Stated problem: Copy out the entries in full and with complete accuracy; pictures are excluded.

Input:
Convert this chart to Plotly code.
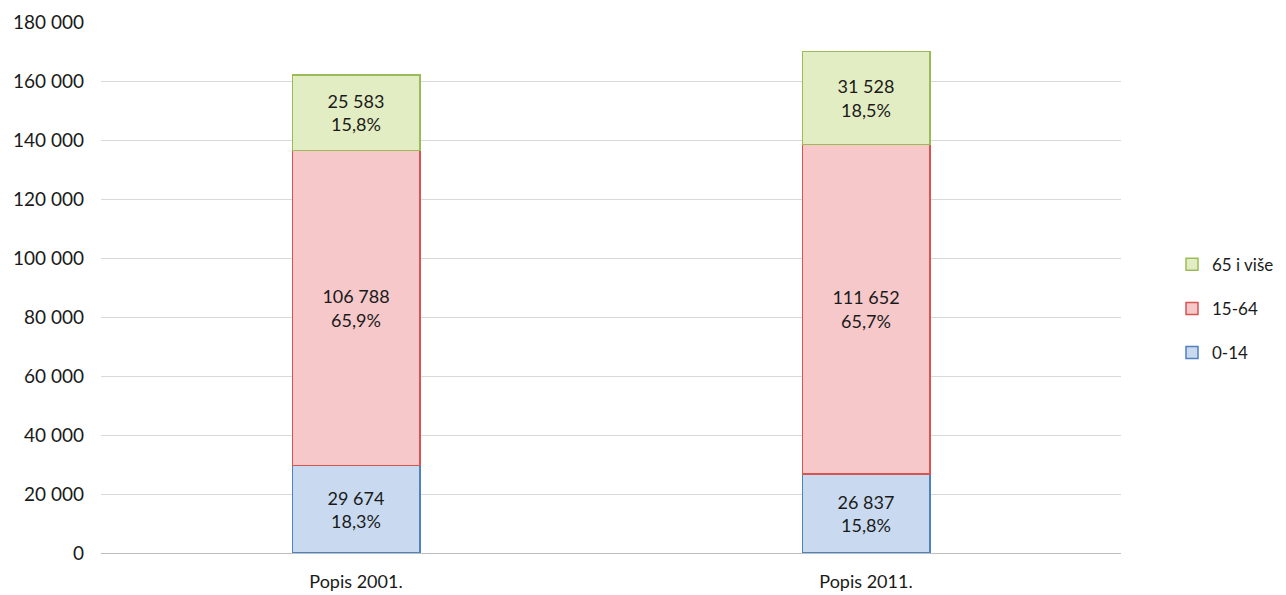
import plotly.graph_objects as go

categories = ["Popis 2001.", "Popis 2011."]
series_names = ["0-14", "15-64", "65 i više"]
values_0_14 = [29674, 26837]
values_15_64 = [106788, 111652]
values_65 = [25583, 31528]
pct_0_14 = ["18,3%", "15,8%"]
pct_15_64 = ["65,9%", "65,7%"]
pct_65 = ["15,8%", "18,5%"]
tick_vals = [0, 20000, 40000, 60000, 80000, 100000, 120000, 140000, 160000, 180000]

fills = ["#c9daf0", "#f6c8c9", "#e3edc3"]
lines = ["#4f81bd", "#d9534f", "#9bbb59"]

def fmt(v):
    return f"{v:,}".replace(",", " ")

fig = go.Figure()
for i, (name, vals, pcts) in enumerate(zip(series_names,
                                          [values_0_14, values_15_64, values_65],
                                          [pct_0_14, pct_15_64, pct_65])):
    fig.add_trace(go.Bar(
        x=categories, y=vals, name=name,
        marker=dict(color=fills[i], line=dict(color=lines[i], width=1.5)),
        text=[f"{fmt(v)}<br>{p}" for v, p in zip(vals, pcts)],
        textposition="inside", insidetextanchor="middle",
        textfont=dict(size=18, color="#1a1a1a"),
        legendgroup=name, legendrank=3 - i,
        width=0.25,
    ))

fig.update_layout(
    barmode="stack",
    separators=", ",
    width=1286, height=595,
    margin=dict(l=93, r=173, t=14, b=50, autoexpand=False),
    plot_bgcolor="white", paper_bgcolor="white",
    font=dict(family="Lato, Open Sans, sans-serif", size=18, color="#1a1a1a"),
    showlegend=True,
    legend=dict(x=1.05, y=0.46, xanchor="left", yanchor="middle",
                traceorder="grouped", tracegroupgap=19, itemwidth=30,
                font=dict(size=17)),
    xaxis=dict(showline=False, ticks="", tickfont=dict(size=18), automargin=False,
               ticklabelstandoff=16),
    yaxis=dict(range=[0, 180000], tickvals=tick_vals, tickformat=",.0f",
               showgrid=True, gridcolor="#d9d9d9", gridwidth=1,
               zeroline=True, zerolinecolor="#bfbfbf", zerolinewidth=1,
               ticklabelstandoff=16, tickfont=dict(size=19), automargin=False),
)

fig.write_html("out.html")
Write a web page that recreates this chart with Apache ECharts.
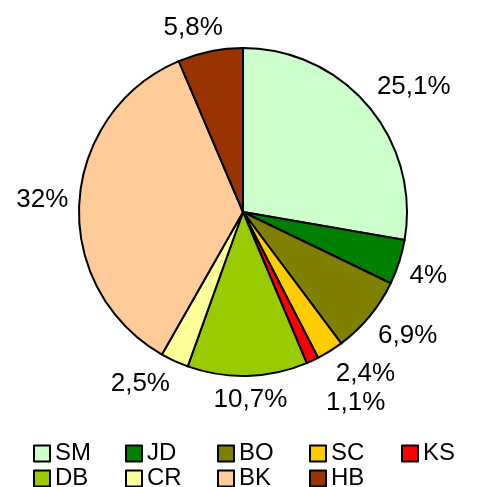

Expected answer:
Convert this chart to Plotly code.
import plotly.graph_objects as go

categories = ["Popis 2001.", "Popis 2011."]
series_names = ["0-14", "15-64", "65 i više"]
values_0_14 = [29674, 26837]
values_15_64 = [106788, 111652]
values_65 = [25583, 31528]
pct_0_14 = ["18,3%", "15,8%"]
pct_15_64 = ["65,9%", "65,7%"]
pct_65 = ["15,8%", "18,5%"]
tick_vals = [0, 20000, 40000, 60000, 80000, 100000, 120000, 140000, 160000, 180000]

fills = ["#c9daf0", "#f6c8c9", "#e3edc3"]
lines = ["#4f81bd", "#d9534f", "#9bbb59"]

def fmt(v):
    return f"{v:,}".replace(",", " ")

fig = go.Figure()
for i, (name, vals, pcts) in enumerate(zip(series_names,
                                          [values_0_14, values_15_64, values_65],
                                          [pct_0_14, pct_15_64, pct_65])):
    fig.add_trace(go.Bar(
        x=categories, y=vals, name=name,
        marker=dict(color=fills[i], line=dict(color=lines[i], width=1.5)),
        text=[f"{fmt(v)}<br>{p}" for v, p in zip(vals, pcts)],
        textposition="inside", insidetextanchor="middle",
        textfont=dict(size=18, color="#1a1a1a"),
        legendgroup=name, legendrank=3 - i,
        width=0.25,
    ))

fig.update_layout(
    barmode="stack",
    separators=", ",
    width=1286, height=595,
    margin=dict(l=93, r=173, t=14, b=50, autoexpand=False),
    plot_bgcolor="white", paper_bgcolor="white",
    font=dict(family="Lato, Open Sans, sans-serif", size=18, color="#1a1a1a"),
    showlegend=True,
    legend=dict(x=1.05, y=0.46, xanchor="left", yanchor="middle",
                traceorder="grouped", tracegroupgap=19, itemwidth=30,
                font=dict(size=17)),
    xaxis=dict(showline=False, ticks="", tickfont=dict(size=18), automargin=False,
               ticklabelstandoff=16),
    yaxis=dict(range=[0, 180000], tickvals=tick_vals, tickformat=",.0f",
               showgrid=True, gridcolor="#d9d9d9", gridwidth=1,
               zeroline=True, zerolinecolor="#bfbfbf", zerolinewidth=1,
               ticklabelstandoff=16, tickfont=dict(size=19), automargin=False),
)

fig.write_html("out.html")
Write a web page that recreates this chart with Apache ECharts.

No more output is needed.